European business and payments transactional services company Worldline, yesterday struck a deal to buy the payments unit of Swiss exchange operator SIX Group, for $2.75 billion.
Worldline, based in Paris, outbid bidders from the US to clinch the deal.
Under the terms of the deal, SIX will get a 27-per cent stake and two board seats in Worldline.
The transaction, mostly paid in shares with a cash component of €0.28 billion, values SIX Payment Services at an enterprise value of €2.30 billion.
Worldline said that it expects to generate synergies of €110 million by 2022, with 50 per cent being achieved by 2020.
SIX Payment Services (SPS) is the payment services division of SIX and employs around 1,600 people and expects 2019 revenue to be €530 million.
It has a significant direct presence in six countries and is the leader of the DACH region.

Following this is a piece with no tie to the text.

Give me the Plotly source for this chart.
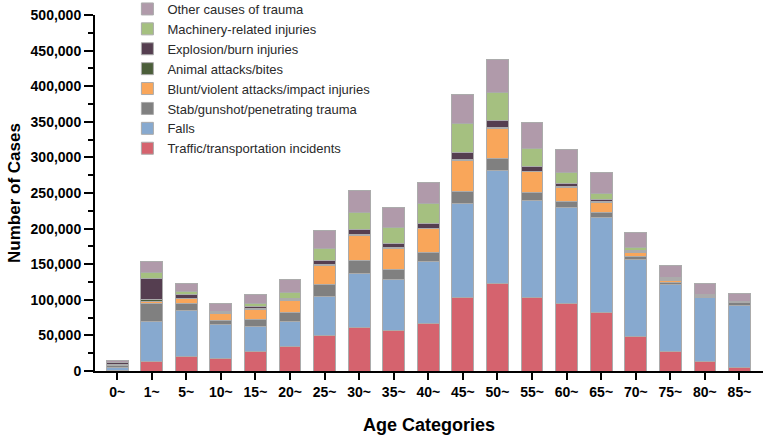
import plotly.graph_objects as go

categories = ["0~", "1~", "5~", "10~", "15~", "20~", "25~", "30~", "35~", "40~",
              "45~", "50~", "55~", "60~", "65~", "70~", "75~", "80~", "85~"]

traffic = [1000, 14000, 19700, 17400, 26700, 34700, 50500, 61800, 56200, 67400,
           103100, 122700, 103100, 95500, 82400, 48700, 26700, 13600, 5600]
falls = [4600, 55800, 65500, 48600, 36500, 35100, 54400, 74900, 72100, 86600,
         132800, 159100, 136600, 134800, 133000, 107700, 95000, 90000, 86600]
stab = [2400, 24800, 10300, 5200, 9000, 11700, 16400, 18700, 14100, 13100,
        16400, 16400, 11600, 8400, 7400, 4200, 2800, 1300, 4700]
blunt = [500, 3700, 6000, 9000, 14500, 18000, 27000, 35500, 30000, 32500,
         44000, 43000, 28500, 19500, 14100, 6100, 3000, 1500, 300]
animal = [200, 1500, 1000, 500, 700, 800, 1000, 1000, 800, 700,
          900, 1400, 1000, 1000, 1000, 800, 500, 200, 100]
explosion = [3000, 30800, 5600, 800, 2500, 2200, 5700, 6600, 6100, 6600,
             9400, 9400, 6600, 4800, 2700, 2000, 2000, 500, 300]
machinery = [500, 8400, 3800, 1900, 4700, 8400, 17700, 24700, 22900, 28100,
             40700, 39700, 25700, 15000, 9300, 4600, 1000, 300, 300]
other = [2800, 15400, 10800, 11200, 13500, 18300, 24400, 30500, 28100, 29500,
         41000, 45900, 36100, 32300, 29500, 21100, 17300, 16000, 10600]

series_names = ["Traffic/transportation incidents", "Falls", "Stab/gunshot/penetrating trauma",
                "Blunt/violent attacks/impact injuries", "Animal attacks/bites",
                "Explosion/burn injuries", "Machinery-related injuries", "Other causes of trauma"]
series_values = [traffic, falls, stab, blunt, animal, explosion, machinery, other]
series_colors = ["#D5636E", "#87A9CF", "#808080", "#F9A65A", "#4B5E3A",
                 "#553E50", "#A5C080", "#B09AAA"]

fig = go.Figure()
for name, vals, col in zip(series_names, series_values, series_colors):
    fig.add_trace(go.Bar(
        x=categories, y=vals, name=name,
        marker=dict(color=col, line=dict(color="#ABABAB", width=1)),
    ))

font_family = "Arial, Liberation Sans, sans-serif"
fig.update_layout(
    barmode="stack",
    bargap=0.37,
    width=767, height=438,
    margin=dict(l=95, r=4, t=15, b=67, autoexpand=False),
    plot_bgcolor="white", paper_bgcolor="white",
    font=dict(family=font_family, color="black"),
    legend=dict(
        traceorder="reversed",
        x=0.0485, y=1.059, xanchor="left", yanchor="top",
        font=dict(size=13, color="#2a2a2a"),
        bgcolor="rgba(255,255,255,0)",
        tracegroupgap=0,
    ),
    xaxis=dict(
        showline=True, linecolor="black", linewidth=2,
        ticks="outside", ticklen=7, tickwidth=2, tickcolor="black",
        tickfont=dict(size=14, weight="bold"),
        title=dict(text="Age Categories", font=dict(size=18, weight="bold"), standoff=20),
        range=[-0.64, 18.68],
    ),
    yaxis=dict(
        range=[0, 500000],
        showline=True, linecolor="black", linewidth=2,
        showgrid=False, zeroline=False,
        ticks="outside", ticklen=9, tickwidth=2, tickcolor="black",
        tickformat=",", dtick=50000,
        ticklabeloverflow="allow",
        tickfont=dict(size=14, weight="bold"),
        minor=dict(ticks="outside", ticklen=5, tickwidth=1.5, tickcolor="black", dtick=25000),
        title=dict(text="Number of Cases", font=dict(size=17, weight="bold"), standoff=6),
    ),
)

# Remove the browser's default 8px body margin so the figure sits at the page origin.
fig.write_html("out.html", config={"displayModeBar": False},
               post_script="document.body.style.margin='0px';")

With 81 per cent of its turnover in merchant services, SIX Payment Services is one of the largest and most successful non-bank commercial acquirers in Continental Europe, servicing 210.000 merchants both off-line and on-line.
It also has a significant scale in financial services, delivering €100 million revenue from financial processing services to 180 banks and financial institutions, in particular to the Swiss banking community.
“The strategic agreement announced today between Worldline and SIX is of fundamental importance in the European payment industry. I am very honored that Worldline has been selected by SIX, after a very competitive process, as the right partner to join forces with their leading payment business, said Thierry Breton, CEO of Worldline.